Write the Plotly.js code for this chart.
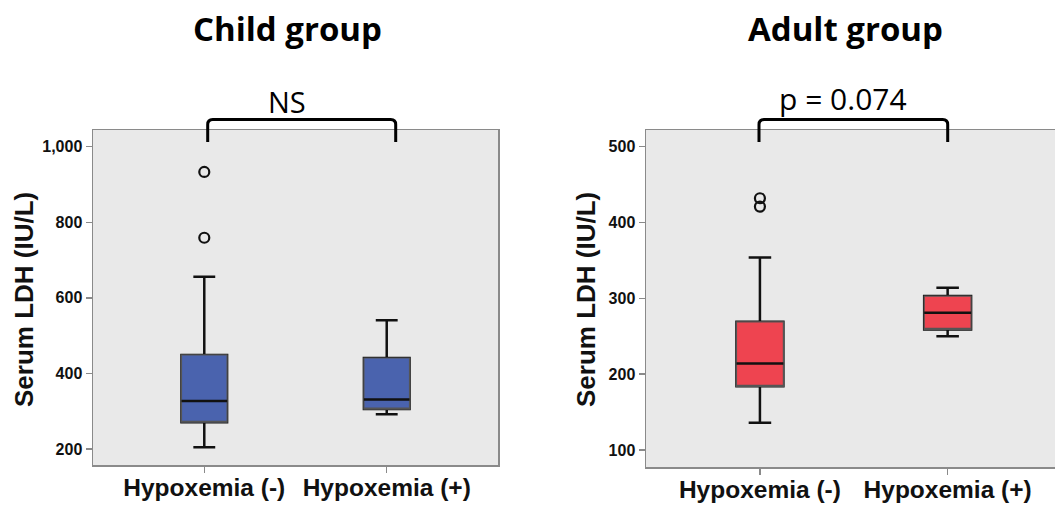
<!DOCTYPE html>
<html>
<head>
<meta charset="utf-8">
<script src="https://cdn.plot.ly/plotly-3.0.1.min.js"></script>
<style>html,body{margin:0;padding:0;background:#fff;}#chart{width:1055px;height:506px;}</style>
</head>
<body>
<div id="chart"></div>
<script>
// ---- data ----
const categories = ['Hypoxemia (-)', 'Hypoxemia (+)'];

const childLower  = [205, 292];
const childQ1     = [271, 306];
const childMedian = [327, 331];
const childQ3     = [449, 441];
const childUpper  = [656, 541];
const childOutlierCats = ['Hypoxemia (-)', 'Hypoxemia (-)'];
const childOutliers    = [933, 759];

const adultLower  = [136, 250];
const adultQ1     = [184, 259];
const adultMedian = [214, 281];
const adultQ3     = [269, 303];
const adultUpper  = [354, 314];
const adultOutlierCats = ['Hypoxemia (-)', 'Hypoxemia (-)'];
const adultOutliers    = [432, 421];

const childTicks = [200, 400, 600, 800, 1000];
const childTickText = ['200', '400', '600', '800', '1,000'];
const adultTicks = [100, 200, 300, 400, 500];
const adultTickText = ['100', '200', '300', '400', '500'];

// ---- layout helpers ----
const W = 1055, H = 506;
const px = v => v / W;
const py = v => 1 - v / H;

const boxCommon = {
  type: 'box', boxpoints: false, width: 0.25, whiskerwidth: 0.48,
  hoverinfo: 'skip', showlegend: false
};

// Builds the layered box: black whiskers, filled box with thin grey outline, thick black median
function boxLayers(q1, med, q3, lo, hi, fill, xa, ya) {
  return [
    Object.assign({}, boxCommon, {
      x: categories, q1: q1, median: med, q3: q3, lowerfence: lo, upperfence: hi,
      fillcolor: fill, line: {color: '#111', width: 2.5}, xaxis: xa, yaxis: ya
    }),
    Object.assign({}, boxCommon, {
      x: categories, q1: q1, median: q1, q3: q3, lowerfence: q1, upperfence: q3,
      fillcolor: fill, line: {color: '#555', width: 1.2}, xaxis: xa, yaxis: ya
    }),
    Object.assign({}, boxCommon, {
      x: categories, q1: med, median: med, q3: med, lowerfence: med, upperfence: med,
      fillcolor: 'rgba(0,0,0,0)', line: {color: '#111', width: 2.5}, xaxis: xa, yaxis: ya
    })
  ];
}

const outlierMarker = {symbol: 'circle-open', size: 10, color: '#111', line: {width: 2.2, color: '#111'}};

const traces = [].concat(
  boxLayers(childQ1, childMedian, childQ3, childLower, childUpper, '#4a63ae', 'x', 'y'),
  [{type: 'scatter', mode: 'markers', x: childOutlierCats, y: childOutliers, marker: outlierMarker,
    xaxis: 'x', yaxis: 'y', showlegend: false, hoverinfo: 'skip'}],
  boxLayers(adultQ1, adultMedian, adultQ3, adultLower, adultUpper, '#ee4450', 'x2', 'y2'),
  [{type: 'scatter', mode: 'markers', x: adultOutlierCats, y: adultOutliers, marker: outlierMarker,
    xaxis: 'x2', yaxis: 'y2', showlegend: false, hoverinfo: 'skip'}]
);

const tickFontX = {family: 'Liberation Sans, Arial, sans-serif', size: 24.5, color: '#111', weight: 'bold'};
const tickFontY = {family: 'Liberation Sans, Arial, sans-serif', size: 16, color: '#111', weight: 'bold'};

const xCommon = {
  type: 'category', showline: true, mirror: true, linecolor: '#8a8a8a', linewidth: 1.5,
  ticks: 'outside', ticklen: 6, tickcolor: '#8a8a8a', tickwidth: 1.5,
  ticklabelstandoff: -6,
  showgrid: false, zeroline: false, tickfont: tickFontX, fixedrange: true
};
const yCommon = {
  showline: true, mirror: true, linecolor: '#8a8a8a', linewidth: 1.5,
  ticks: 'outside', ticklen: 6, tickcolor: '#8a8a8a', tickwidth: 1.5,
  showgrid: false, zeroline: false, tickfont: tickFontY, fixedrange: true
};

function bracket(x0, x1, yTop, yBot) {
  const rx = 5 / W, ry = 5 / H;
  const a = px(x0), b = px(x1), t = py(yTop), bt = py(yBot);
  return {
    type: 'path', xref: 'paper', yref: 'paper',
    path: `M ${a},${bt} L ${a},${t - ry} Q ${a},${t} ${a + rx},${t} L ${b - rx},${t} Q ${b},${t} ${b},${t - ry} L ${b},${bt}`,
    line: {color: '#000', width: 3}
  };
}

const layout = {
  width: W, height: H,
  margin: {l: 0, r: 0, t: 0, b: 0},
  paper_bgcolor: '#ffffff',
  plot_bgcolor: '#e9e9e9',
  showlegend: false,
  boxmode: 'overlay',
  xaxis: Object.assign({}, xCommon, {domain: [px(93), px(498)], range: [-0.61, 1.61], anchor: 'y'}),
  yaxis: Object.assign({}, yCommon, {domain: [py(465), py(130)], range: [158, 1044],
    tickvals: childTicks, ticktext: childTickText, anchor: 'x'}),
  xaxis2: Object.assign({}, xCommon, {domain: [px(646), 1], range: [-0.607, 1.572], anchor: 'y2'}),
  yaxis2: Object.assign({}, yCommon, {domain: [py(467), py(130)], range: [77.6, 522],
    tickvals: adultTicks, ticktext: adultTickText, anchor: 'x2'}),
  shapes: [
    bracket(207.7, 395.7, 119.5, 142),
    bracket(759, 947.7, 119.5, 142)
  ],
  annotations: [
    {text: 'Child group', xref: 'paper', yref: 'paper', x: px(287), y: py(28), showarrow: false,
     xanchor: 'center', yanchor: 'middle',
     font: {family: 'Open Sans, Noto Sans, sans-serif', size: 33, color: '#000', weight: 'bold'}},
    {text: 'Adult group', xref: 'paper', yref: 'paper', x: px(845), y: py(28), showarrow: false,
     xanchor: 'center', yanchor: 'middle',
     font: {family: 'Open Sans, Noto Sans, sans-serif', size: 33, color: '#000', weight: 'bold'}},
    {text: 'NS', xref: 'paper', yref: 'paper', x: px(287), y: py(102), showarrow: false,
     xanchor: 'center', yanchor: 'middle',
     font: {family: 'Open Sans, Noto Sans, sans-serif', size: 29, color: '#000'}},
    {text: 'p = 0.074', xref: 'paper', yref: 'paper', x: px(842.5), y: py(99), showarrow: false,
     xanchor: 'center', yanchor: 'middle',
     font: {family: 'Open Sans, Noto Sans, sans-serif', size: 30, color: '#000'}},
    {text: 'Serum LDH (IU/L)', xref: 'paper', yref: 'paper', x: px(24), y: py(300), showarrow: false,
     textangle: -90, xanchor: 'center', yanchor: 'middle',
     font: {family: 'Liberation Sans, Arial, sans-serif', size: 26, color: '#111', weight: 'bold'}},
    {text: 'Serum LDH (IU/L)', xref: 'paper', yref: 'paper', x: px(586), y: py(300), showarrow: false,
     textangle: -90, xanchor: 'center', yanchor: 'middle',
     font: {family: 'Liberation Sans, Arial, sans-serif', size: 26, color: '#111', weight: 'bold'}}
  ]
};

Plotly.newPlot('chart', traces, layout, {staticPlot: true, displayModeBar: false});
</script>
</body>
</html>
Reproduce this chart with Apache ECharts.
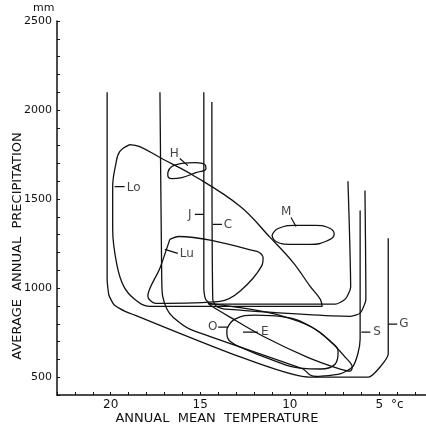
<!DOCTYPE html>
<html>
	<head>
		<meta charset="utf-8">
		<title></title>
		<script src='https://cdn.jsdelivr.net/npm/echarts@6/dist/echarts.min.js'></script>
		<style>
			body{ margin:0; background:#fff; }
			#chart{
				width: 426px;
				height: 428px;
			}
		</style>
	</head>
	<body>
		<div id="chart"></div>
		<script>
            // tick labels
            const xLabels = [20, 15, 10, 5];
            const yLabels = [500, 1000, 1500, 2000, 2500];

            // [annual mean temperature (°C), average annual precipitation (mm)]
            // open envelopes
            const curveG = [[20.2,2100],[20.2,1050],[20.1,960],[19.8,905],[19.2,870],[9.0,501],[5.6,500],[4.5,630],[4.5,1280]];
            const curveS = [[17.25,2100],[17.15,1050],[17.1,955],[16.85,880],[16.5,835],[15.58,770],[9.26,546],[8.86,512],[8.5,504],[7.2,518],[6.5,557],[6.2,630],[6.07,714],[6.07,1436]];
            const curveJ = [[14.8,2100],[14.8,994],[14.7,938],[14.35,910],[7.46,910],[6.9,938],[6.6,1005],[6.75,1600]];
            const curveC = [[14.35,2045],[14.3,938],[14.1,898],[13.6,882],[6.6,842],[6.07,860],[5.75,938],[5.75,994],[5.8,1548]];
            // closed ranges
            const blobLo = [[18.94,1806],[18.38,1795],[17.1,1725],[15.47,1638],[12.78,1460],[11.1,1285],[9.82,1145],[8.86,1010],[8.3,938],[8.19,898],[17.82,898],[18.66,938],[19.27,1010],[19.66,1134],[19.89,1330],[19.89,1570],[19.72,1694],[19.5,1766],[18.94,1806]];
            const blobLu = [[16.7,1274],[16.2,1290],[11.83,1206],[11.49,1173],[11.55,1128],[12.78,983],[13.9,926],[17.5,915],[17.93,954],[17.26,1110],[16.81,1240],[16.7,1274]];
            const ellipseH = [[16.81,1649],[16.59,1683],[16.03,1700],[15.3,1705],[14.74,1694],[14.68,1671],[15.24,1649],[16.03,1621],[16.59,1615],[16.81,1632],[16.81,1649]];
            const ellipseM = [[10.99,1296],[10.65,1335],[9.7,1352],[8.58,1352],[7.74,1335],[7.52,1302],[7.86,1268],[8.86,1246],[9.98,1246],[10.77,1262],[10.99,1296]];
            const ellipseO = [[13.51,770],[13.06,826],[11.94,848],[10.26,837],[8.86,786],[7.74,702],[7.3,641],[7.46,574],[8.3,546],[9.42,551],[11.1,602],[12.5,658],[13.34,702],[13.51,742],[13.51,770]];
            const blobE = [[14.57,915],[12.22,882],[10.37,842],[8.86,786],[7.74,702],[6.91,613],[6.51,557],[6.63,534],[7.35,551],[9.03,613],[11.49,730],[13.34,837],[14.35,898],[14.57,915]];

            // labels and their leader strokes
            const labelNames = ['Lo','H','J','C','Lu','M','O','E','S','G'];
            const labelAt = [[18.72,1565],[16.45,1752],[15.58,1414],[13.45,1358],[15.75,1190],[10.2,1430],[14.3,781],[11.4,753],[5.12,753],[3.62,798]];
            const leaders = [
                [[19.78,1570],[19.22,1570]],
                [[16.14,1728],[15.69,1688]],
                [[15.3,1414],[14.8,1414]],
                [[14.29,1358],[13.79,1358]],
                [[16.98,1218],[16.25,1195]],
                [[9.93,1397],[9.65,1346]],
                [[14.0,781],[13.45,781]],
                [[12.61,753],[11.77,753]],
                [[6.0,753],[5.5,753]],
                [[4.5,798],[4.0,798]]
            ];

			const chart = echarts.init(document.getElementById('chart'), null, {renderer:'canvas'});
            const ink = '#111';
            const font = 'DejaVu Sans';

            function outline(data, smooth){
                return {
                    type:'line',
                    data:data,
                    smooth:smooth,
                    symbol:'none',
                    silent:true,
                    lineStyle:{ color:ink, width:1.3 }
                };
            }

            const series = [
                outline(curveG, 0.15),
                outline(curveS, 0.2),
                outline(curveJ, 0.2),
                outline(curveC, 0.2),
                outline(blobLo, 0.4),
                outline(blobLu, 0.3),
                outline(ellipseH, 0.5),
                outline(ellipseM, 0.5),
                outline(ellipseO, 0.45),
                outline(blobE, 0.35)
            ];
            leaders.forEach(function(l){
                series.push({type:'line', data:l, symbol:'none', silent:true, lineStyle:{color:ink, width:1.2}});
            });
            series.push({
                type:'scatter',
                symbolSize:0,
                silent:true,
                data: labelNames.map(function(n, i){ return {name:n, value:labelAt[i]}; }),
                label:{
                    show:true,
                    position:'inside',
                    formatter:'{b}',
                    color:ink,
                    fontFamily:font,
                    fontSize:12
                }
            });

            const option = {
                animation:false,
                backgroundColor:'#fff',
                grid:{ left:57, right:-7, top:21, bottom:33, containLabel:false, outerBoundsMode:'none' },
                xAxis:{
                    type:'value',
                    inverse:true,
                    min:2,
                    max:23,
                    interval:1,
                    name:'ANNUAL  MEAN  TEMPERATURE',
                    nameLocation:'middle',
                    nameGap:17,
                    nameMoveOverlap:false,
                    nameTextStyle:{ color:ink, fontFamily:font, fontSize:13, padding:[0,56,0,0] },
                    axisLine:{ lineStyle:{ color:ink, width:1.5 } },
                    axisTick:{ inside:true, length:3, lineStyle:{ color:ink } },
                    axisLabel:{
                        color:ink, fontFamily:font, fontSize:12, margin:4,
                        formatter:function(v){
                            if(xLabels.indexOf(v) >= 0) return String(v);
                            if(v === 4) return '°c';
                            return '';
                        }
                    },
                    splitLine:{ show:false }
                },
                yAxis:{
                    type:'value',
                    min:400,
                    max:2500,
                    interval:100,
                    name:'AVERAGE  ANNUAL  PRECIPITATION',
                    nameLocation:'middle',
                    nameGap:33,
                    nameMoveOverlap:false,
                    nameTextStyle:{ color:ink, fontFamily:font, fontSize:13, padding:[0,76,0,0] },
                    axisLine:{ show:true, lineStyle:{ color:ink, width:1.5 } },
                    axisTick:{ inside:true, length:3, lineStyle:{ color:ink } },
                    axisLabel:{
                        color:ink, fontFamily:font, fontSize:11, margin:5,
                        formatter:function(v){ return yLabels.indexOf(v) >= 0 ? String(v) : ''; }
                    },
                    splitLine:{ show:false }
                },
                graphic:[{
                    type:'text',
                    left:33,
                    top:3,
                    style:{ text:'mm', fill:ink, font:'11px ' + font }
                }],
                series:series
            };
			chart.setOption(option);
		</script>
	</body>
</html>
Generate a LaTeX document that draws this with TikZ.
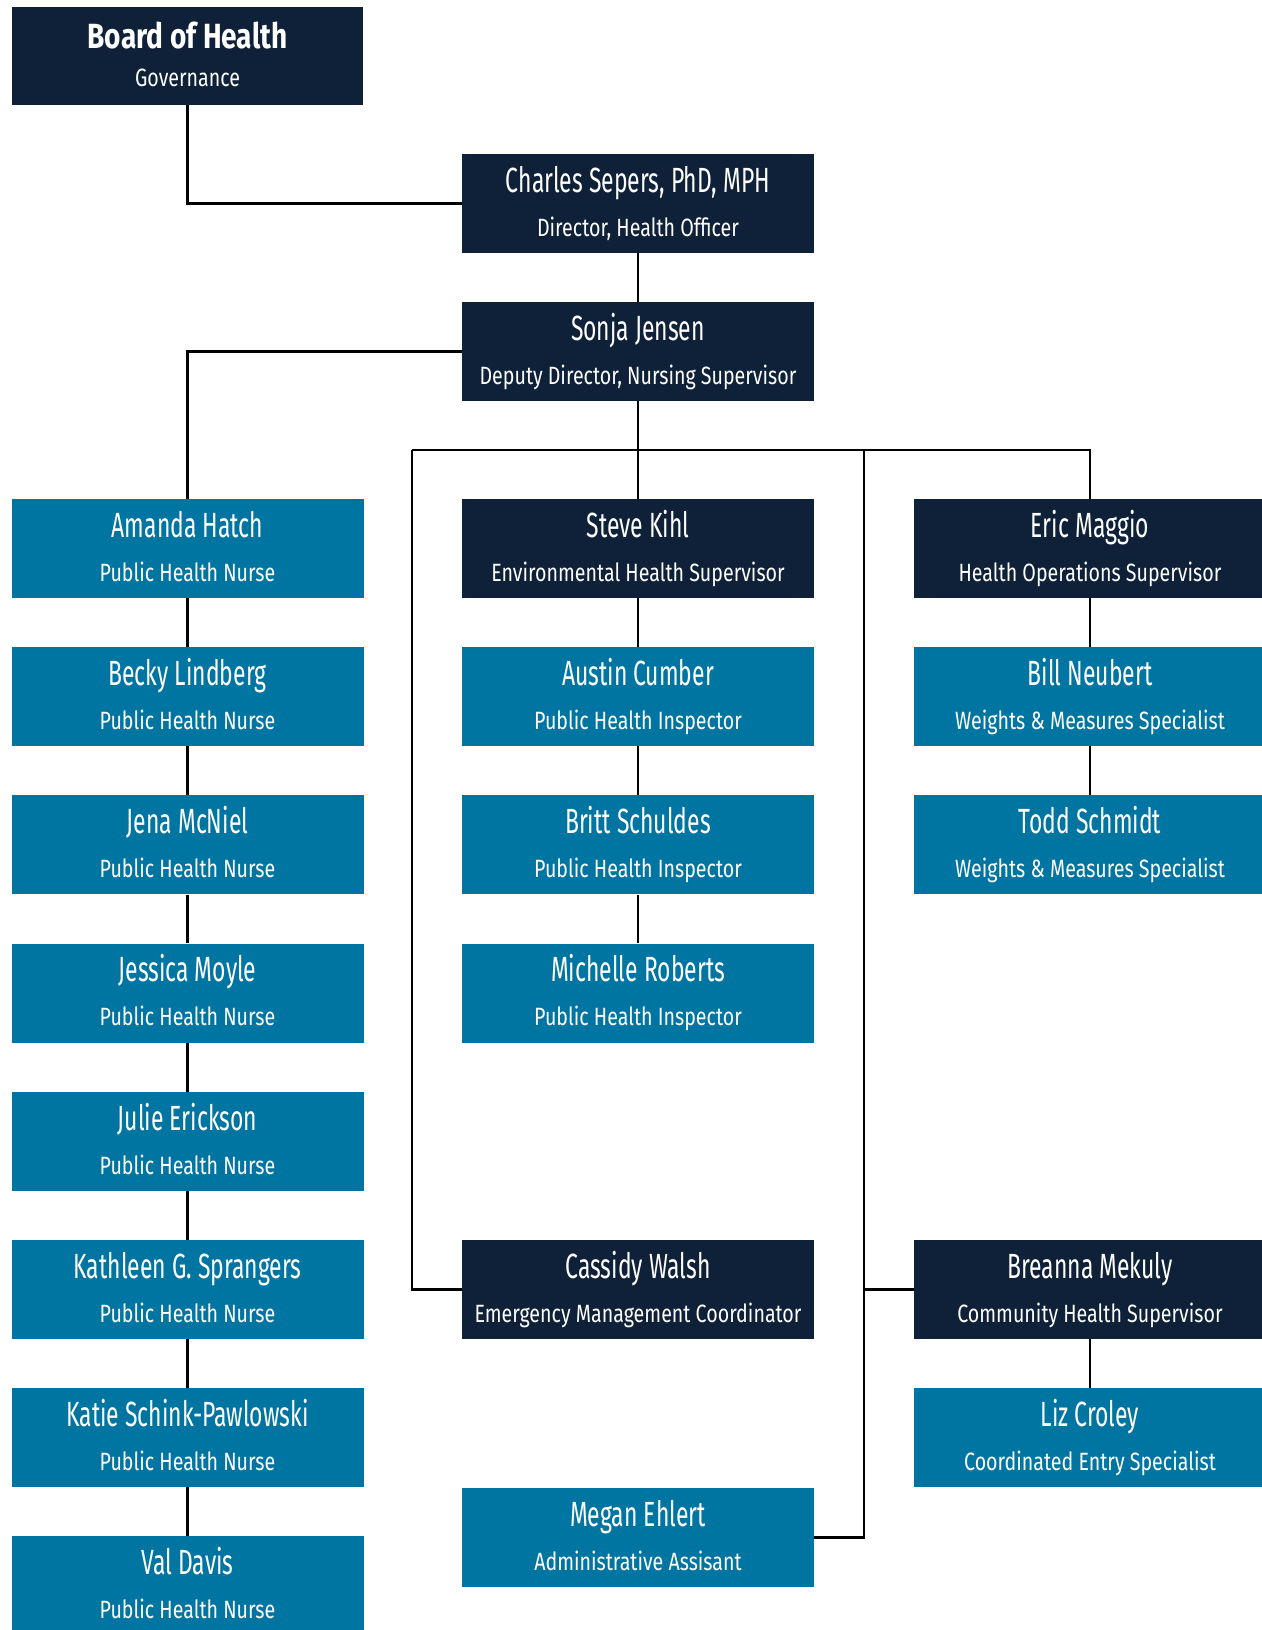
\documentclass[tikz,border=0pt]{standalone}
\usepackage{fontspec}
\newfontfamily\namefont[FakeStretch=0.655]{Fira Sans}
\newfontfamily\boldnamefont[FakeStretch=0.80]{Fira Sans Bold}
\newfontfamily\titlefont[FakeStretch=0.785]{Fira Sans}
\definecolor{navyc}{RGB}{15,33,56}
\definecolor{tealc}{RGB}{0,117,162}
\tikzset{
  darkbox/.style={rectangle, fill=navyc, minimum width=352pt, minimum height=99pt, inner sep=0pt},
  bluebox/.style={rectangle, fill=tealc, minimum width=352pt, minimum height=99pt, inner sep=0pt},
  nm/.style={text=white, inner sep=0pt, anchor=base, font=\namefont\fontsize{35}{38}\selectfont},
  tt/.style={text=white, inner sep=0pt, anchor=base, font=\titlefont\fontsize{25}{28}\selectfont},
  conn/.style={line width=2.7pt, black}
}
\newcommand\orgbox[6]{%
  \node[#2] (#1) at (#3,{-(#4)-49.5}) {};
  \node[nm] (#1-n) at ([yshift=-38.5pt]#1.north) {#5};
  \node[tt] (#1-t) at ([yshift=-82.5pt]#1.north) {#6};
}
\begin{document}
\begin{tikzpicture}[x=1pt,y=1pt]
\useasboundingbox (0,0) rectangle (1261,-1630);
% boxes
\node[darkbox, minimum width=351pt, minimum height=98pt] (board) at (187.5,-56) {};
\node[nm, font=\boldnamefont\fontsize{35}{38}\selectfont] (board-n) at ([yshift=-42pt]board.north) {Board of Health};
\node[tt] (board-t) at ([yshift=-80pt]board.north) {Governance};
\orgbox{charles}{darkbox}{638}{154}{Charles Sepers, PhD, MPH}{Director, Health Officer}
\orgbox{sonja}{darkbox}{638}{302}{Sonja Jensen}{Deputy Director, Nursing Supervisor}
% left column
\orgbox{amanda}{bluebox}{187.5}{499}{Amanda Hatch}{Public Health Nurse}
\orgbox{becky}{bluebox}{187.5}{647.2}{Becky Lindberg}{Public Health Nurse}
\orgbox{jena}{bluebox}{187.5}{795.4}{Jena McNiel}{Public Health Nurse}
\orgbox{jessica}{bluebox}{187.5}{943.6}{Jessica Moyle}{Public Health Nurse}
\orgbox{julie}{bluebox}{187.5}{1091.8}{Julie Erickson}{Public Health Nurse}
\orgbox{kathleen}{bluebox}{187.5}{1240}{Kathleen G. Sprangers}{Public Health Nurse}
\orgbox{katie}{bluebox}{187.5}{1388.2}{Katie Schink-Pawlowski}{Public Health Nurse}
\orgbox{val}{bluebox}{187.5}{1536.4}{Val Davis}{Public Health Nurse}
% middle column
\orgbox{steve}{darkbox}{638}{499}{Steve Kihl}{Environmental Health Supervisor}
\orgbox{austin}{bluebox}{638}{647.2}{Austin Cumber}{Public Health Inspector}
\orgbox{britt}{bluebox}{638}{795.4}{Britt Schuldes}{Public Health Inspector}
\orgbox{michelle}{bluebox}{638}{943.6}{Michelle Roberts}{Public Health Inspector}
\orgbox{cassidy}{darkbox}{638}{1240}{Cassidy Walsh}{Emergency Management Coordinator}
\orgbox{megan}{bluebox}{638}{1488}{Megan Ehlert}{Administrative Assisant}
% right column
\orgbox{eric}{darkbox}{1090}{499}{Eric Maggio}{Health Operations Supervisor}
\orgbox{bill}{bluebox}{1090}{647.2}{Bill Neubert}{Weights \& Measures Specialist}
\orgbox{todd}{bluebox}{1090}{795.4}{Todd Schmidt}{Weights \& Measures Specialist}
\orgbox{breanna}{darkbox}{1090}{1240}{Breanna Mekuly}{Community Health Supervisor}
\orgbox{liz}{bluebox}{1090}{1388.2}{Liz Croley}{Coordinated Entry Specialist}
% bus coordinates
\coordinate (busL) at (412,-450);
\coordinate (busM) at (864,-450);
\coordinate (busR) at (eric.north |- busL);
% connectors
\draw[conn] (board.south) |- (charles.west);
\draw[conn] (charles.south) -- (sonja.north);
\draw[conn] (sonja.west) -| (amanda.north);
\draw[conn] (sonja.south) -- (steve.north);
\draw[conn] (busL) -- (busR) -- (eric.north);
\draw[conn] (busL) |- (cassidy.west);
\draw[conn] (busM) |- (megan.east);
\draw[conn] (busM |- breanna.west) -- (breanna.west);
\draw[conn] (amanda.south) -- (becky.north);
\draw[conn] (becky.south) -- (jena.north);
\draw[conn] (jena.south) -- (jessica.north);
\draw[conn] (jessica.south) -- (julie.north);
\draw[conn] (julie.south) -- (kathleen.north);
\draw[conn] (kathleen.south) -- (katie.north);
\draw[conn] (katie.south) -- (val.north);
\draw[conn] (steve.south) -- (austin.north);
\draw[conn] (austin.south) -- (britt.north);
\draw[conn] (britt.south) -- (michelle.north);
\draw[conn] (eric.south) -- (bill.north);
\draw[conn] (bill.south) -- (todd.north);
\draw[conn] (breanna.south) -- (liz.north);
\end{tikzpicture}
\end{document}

**Task:**
Both the line with "Reproduce this chart with Apache ECharts." and the line with "const yLabels = [500, 1000, 1500, 2000, 2500];" belong in the copy, along with every line between them; set them down exactly and skip the pictures.

**Exercise output:**
Reproduce this chart with Apache ECharts.
<!DOCTYPE html>
<html>
	<head>
		<meta charset="utf-8">
		<title></title>
		<script src='https://cdn.jsdelivr.net/npm/echarts@6/dist/echarts.min.js'></script>
		<style>
			body{ margin:0; background:#fff; }
			#chart{
				width: 426px;
				height: 428px;
			}
		</style>
	</head>
	<body>
		<div id="chart"></div>
		<script>
            // tick labels
            const xLabels = [20, 15, 10, 5];
            const yLabels = [500, 1000, 1500, 2000, 2500];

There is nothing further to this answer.